Turturro rilegge Calvino

12/02/2010

Italo Calvino aveva riscritto le fiabe della tradizione popolare, ora John Turturro, innamorato della cultura italiana, le regala al Teatro, mescolandole in un unico racconto che ha voci e accenti diversi. La scelta dell’attore culto dei fratelli Coen è caduta su “Fiabe Italiane” perché, racconta, sono il primo regalo ricevuto dalla moglie e da lì è nata la scintilla. Ad esse mescola ancora altre fiabe di Giambattista Basile e lo sfondo che tutte le collega è un arcaico scenario popolare dove s’intrecciano canzoni, tramonti, onde del mare, miserie e magie.
Nasce così “Italian Folktales” in scena a Milano al Piccolo Teatro Strehler.
“Lavorare in Italia è come tornare a casa, in un Paese che è al contempo accogliente e misterioso” dice Turturro. E aggiunge “L’Italia è un piccolo Continente da scoprire. Sto ancora imparando, ma mi piace vedere cose diverse dalle solite che colpiscono il turista, come il vostro grande senso dell’ironia. Gli autori tradotti bene negli Stati Uniti sono pochi. Ma io faccio questo lavoro di riscoperta soprattutto per gioia, perché mi stimola molto. Ho lavorato con Rosi e a progetti che mi hanno aperto gli occhi. Purtroppo negli Stati Uniti si lavora per stereotipi e io sono stato a lungo legato ad un genere e ho lottato per liberarmene”.

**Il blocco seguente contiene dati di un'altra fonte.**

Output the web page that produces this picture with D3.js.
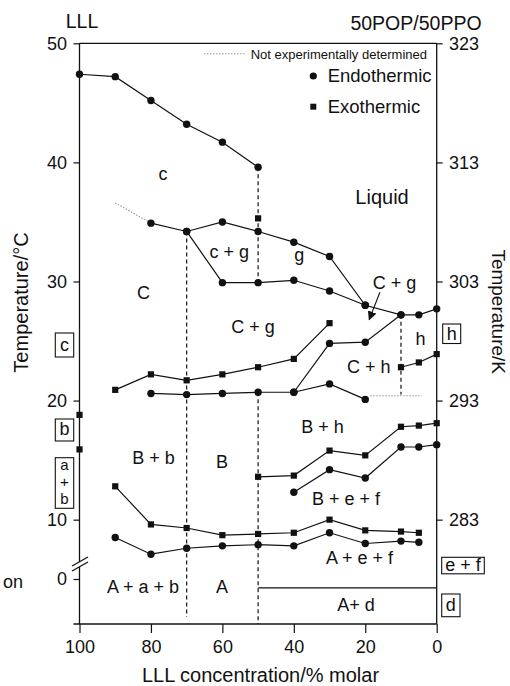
<!DOCTYPE html>
<html>
<head>
<meta charset="utf-8">
<script src="https://cdn.jsdelivr.net/npm/d3@7/dist/d3.min.js"></script>
<style>
  html, body { margin: 0; padding: 0; background: #fff; }
  svg { display: block; font-family: "Liberation Sans", Arial, Helvetica, sans-serif; }
</style>
</head>
<body>
<svg id="chart" width="510" height="686"></svg>
<script>
// ---- Phase diagram data: LLL concentration (% molar) vs temperature (°C) ----
const liquidusX = [100, 90, 80, 70, 60, 50];
const liquidusT = [47.4, 47.2, 45.2, 43.2, 41.7, 39.6];

const cUpperX = [80, 70, 60, 50, 40, 30, 20, 10, 5, 0];
const cUpperT = [34.9, 34.2, 35.0, 34.2, 33.3, 32.1, 28.0, 27.2, 27.2, 27.7];

const cgLowerX = [70, 60, 50, 40, 30, 20];
const cgLowerT = [34.2, 29.9, 29.9, 30.1, 29.2, 28.0];

const exoUpperX = [90, 80, 70, 60, 50, 40, 30];
const exoUpperT = [20.9, 22.2, 21.7, 22.2, 22.8, 23.5, 26.5];

const endoMidX = [80, 70, 60, 50, 40, 30, 20];
const endoMidT = [20.6, 20.5, 20.6, 20.7, 20.7, 21.4, 20.1];

const chX = [40, 30, 20, 10];
const chT = [20.7, 24.8, 24.9, 27.2];

const hExoX = [10, 5, 0];
const hExoT = [22.8, 23.2, 23.9];

const befExoX = [50, 40, 30, 20, 10, 5, 0];
const befExoT = [13.6, 13.7, 15.8, 15.4, 17.8, 17.9, 18.1];

const befEndoX = [40, 30, 20, 10, 5, 0];
const befEndoT = [12.3, 14.2, 13.5, 16.1, 16.1, 16.3];

const aefExoX = [90, 80, 70, 60, 50, 40, 30, 20, 10, 5];
const aefExoT = [12.8, 9.6, 9.3, 8.7, 8.8, 8.9, 10.0, 9.1, 9.0, 8.9];

const aefEndoX = [90, 80, 70, 60, 50, 40, 30, 20, 10, 5];
const aefEndoT = [8.5, 7.1, 7.6, 7.8, 7.9, 7.8, 8.9, 8.0, 8.2, 8.1];

// isolated exothermic events
const loneExoX = [100, 100, 50];
const loneExoT = [18.8, 15.9, 35.3];

// not experimentally determined boundaries
const guessAX = [90, 80];
const guessAT = [36.6, 34.9];
const guessBX = [18.6, 4.2];
const guessBT = [20.4, 20.4];

// vertical (dashed) boundaries
const dashX = [50, 50, 70, 10];
const dashFrom = [39.6, 20.7, 34.2, 27.2];
const dashTo = [29.9, -3.8, -3.2, 20.5];

// lower horizontal boundary of the A + d field
const adX = [50, 0];
const adT = [-0.75, -0.75];

// phase field labels
const regionText = ["c", "Liquid", "c + g", "g", "C", "C + g", "C + g", "C + h", "h", "B + h",
                    "B + b", "B", "B + e + f", "A + e + f", "A + a + b", "A", "A+ d"];
const regionX = [76.6, 15.3, 58.1, 38.5, 82.1, 51.4, 11.8, 19.0, 4.5, 32.0,
                 79.3, 60.1, 25.4, 21.6, 82.2, 60.1, 22.6];
const regionT = [38.5, 36.5, 32.0, 31.7, 28.5, 25.7, 29.4, 22.3, 24.7, 17.3,
                 14.7, 14.3, 11.2, 6.25, -1.15, -1.15, -2.69];

// tick labels
const xTicks = [100, 80, 60, 40, 20, 0];
const yTicksC = [0, 10, 20, 30, 40, 50];
const yTicksK = [10, 20, 30, 40, 50];
const kLabels = ["283", "293", "303", "313", "323"];

// ---- scales ----
const svg = d3.select("#chart");
const plotL = 79.5, plotR = 436.7, plotT = 43.3, plotB = 624;
const x = d3.scaleLinear().domain([100, 0]).range([plotL, plotR]);
// broken temperature axis: compressed between 0 and 6 °C
const y = d3.scaleLinear().domain([-3.8, 0, 6, 50]).range([plotB, 579, 567.3, plotT]);

const zip = (xs, ts) => xs.map((v, i) => [v, ts[i]]);
const line = d3.line().x(d => x(d[0])).y(d => y(d[1]));
const ink = "#111";
const fontTick = 18;

// ---- frame ----
const frame = svg.append("g").attr("stroke", ink).attr("stroke-width", 1.3).attr("fill", "none");
frame.append("line").attr("x1", plotL).attr("x2", plotR).attr("y1", plotT).attr("y2", plotT);
frame.append("line").attr("x1", plotR).attr("x2", plotR).attr("y1", plotT).attr("y2", plotB);
frame.append("line").attr("x1", plotL - 6).attr("x2", plotR).attr("y1", plotB).attr("y2", plotB);
// left axis, interrupted at the break
frame.append("line").attr("x1", plotL).attr("x2", plotL).attr("y1", plotT).attr("y2", 561.8);
frame.append("line").attr("x1", plotL).attr("x2", plotL).attr("y1", 566.8).attr("y2", plotB);
frame.append("line").attr("x1", 72).attr("x2", 88).attr("y1", 566).attr("y2", 557);
frame.append("line").attr("x1", 72).attr("x2", 88).attr("y1", 571).attr("y2", 562);

// ---- axes ----
function styleAxis(g) {
  g.select(".domain").remove();
  g.selectAll(".tick line").attr("stroke", ink).attr("stroke-width", 1.2);
  g.selectAll(".tick text").attr("fill", ink).attr("font-size", fontTick)
    .attr("font-family", "Liberation Sans, Arial, Helvetica, sans-serif");
}
svg.append("g").attr("transform", `translate(${plotL},0)`)
  .call(d3.axisLeft(y).tickValues(yTicksC).tickSize(6).tickPadding(6.5).tickFormat(d3.format("d")))
  .call(styleAxis);
svg.append("g").attr("transform", `translate(${plotR},0)`)
  .call(d3.axisRight(y).tickValues(yTicksK).tickSize(6).tickPadding(6.3)
    .tickFormat((d, i) => kLabels[i]))
  .call(styleAxis);
svg.append("g").attr("transform", `translate(0,${plotB})`)
  .call(d3.axisBottom(x).tickValues(xTicks).tickSize(9).tickPadding(7).tickFormat(d3.format("d")))
  .call(styleAxis);

// ---- boundaries ----
const solid = [
  zip(liquidusX, liquidusT), zip(cUpperX, cUpperT), zip(cgLowerX, cgLowerT),
  zip(exoUpperX, exoUpperT), zip(endoMidX, endoMidT), zip(chX, chT), zip(hExoX, hExoT),
  zip(befExoX, befExoT), zip(befEndoX, befEndoT), zip(aefExoX, aefExoT), zip(aefEndoX, aefEndoT),
  zip(adX, adT)
];
svg.append("g").selectAll("path").data(solid).join("path")
  .attr("d", line).attr("fill", "none").attr("stroke", ink).attr("stroke-width", 1.2);

svg.append("g").selectAll("path").data([zip(guessAX, guessAT), zip(guessBX, guessBT)]).join("path")
  .attr("d", line).attr("fill", "none").attr("stroke", "#999").attr("stroke-width", 1.1)
  .attr("stroke-dasharray", "1.5,1.5");

svg.append("g").selectAll("line").data(dashX.map((v, i) => [v, dashFrom[i], dashTo[i]])).join("line")
  .attr("x1", d => x(d[0])).attr("x2", d => x(d[0]))
  .attr("y1", d => y(d[1])).attr("y2", d => y(d[2]))
  .attr("stroke", ink).attr("stroke-width", 1.2).attr("stroke-dasharray", "4,3");

// ---- markers ----
const endoPts = [].concat(
  zip(liquidusX, liquidusT), zip(cUpperX, cUpperT), zip(cgLowerX, cgLowerT),
  zip(endoMidX, endoMidT), zip(chX, chT), zip(befEndoX, befEndoT), zip(aefEndoX, aefEndoT));
const exoPts = [].concat(
  zip(exoUpperX, exoUpperT), zip(hExoX, hExoT), zip(befExoX, befExoT),
  zip(aefExoX, aefExoT), zip(loneExoX, loneExoT));
const sq = 6.2;
svg.append("g").selectAll("circle").data(endoPts).join("circle")
  .attr("cx", d => x(d[0])).attr("cy", d => y(d[1])).attr("r", 3.7).attr("fill", ink);
svg.append("g").selectAll("rect").data(exoPts).join("rect")
  .attr("x", d => x(d[0]) - sq / 2).attr("y", d => y(d[1]) - sq / 2)
  .attr("width", sq).attr("height", sq).attr("fill", ink);

// ---- arrow to the narrow C + g field ----
svg.append("defs").append("marker").attr("id", "head")
  .attr("viewBox", "0 0 10 10").attr("refX", 9).attr("refY", 5)
  .attr("markerWidth", 9).attr("markerHeight", 9).attr("markerUnits", "userSpaceOnUse")
  .attr("orient", "auto")
  .append("path").attr("d", "M0,0 L10,5 L0,10 z").attr("fill", ink);
svg.append("line")
  .attr("x1", x(15.9)).attr("y1", y(29.1)).attr("x2", x(18.9)).attr("y2", y(26.8))
  .attr("stroke", ink).attr("stroke-width", 1.1).attr("marker-end", "url(#head)");

// ---- phase field labels ----
svg.append("g").selectAll("text").data(regionText).join("text")
  .attr("x", (d, i) => x(regionX[i])).attr("y", (d, i) => y(regionT[i]))
  .attr("text-anchor", "middle").attr("fill", ink)
  .attr("font-size", d => d === "Liquid" ? 20 : 18)
  .text(d => d);

// ---- boxed pure-component phases outside the frame ----
const boxes = [
  { lines: ["c"], x: 55.3, y: 333, w: 18.4, h: 24, base: 350.7, fs: 18, lh: 0 },
  { lines: ["b"], x: 55.3, y: 419, w: 18.4, h: 22, base: 435, fs: 18, lh: 0 },
  { lines: ["a", "+", "b"], x: 55.3, y: 457.7, w: 18.4, h: 50.6, base: 469.5, fs: 15, lh: 17.3 },
  { lines: ["h"], x: 442.7, y: 324, w: 18, h: 19.5, base: 340, fs: 18, lh: 0 },
  { lines: ["e + f"], x: 441.7, y: 557.3, w: 42.6, h: 16.5, base: 571, fs: 18, lh: 0 },
  { lines: ["d"], x: 441.7, y: 594, w: 18.3, h: 22.7, base: 611, fs: 18, lh: 0 }
];
const bg = svg.append("g");
boxes.forEach(b => {
  bg.append("rect").attr("x", b.x).attr("y", b.y).attr("width", b.w).attr("height", b.h)
    .attr("fill", "none").attr("stroke", ink).attr("stroke-width", 1.1);
  b.lines.forEach((s, i) => {
    bg.append("text").attr("x", b.x + b.w / 2).attr("y", b.base + i * b.lh)
      .attr("text-anchor", "middle").attr("font-size", b.fs).attr("fill", ink).text(s);
  });
});

// ---- titles ----
svg.append("text").attr("x", 82).attr("y", 28.3).attr("text-anchor", "middle")
  .attr("font-size", 19.5).attr("fill", ink).text("LLL");
svg.append("text").attr("x", 416).attr("y", 30).attr("text-anchor", "middle")
  .attr("font-size", 19.5).attr("fill", ink).text("50POP/50PPO");
svg.append("text").attr("transform", "translate(28,302.5) rotate(-90)")
  .attr("text-anchor", "middle").attr("font-size", 20).attr("fill", ink).text("Temperature/°C");
svg.append("text").attr("transform", "translate(492,311.7) rotate(90)")
  .attr("text-anchor", "middle").attr("font-size", 19).attr("fill", ink).text("Temperature/K");
svg.append("text").attr("x", 260.5).attr("y", 682).attr("text-anchor", "middle")
  .attr("font-size", 20).attr("fill", ink).text("LLL concentration/% molar");
svg.append("text").attr("x", 23).attr("y", 588.3).attr("text-anchor", "end")
  .attr("font-size", 18).attr("fill", ink).text("on");

// ---- legend ----
const lg = svg.append("g");
lg.append("line").attr("x1", 204).attr("x2", 245).attr("y1", 53.7).attr("y2", 53.7)
  .attr("stroke", "#999").attr("stroke-width", 1.1).attr("stroke-dasharray", "1.5,1.5");
lg.append("text").attr("x", 250.7).attr("y", 58.5).attr("font-size", 13).attr("fill", ink)
  .text("Not experimentally determined");
lg.append("circle").attr("cx", 313.3).attr("cy", 76).attr("r", 3.6).attr("fill", ink);
lg.append("text").attr("x", 327.7).attr("y", 81.7).attr("font-size", 18.5).attr("fill", ink)
  .text("Endothermic");
lg.append("rect").attr("x", 313.3 - 3).attr("y", 106.7 - 3).attr("width", 6).attr("height", 6)
  .attr("fill", ink);
lg.append("text").attr("x", 327.7).attr("y", 113.3).attr("font-size", 18.5).attr("fill", ink)
  .text("Exothermic");
</script>
</body>
</html>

Regista dello spettacolo, Turturro ne è anche interprete affiancato sulla scena da attori americani e italiani (nel cast figurano anche la moglie, la cugina e il figlio di Turturro), alternando i linguaggi inglese, italiano e dialetto siciliano. “Non è importante per me l’età o la lingua dell’attore con cui reciti, ma la sua bravura e il supporto tecnico”.
A luci ancora accese in sala dei menestrelli iniziano a trasferire il pubblico nel mondo popolare, fatato e feroce, delle favole di Calvino. Inizia così la sfida di Turturro di raccontarlo per il Teatro, una sfida che prima di lui aveva tentato Fellini, per un progetto mai realizzato. “Trovo irresistibili la sfida e la bellezza delle fiabe  - dice ancora Turturro – Il loro è un afflato universale che trascende tempo e luogo”.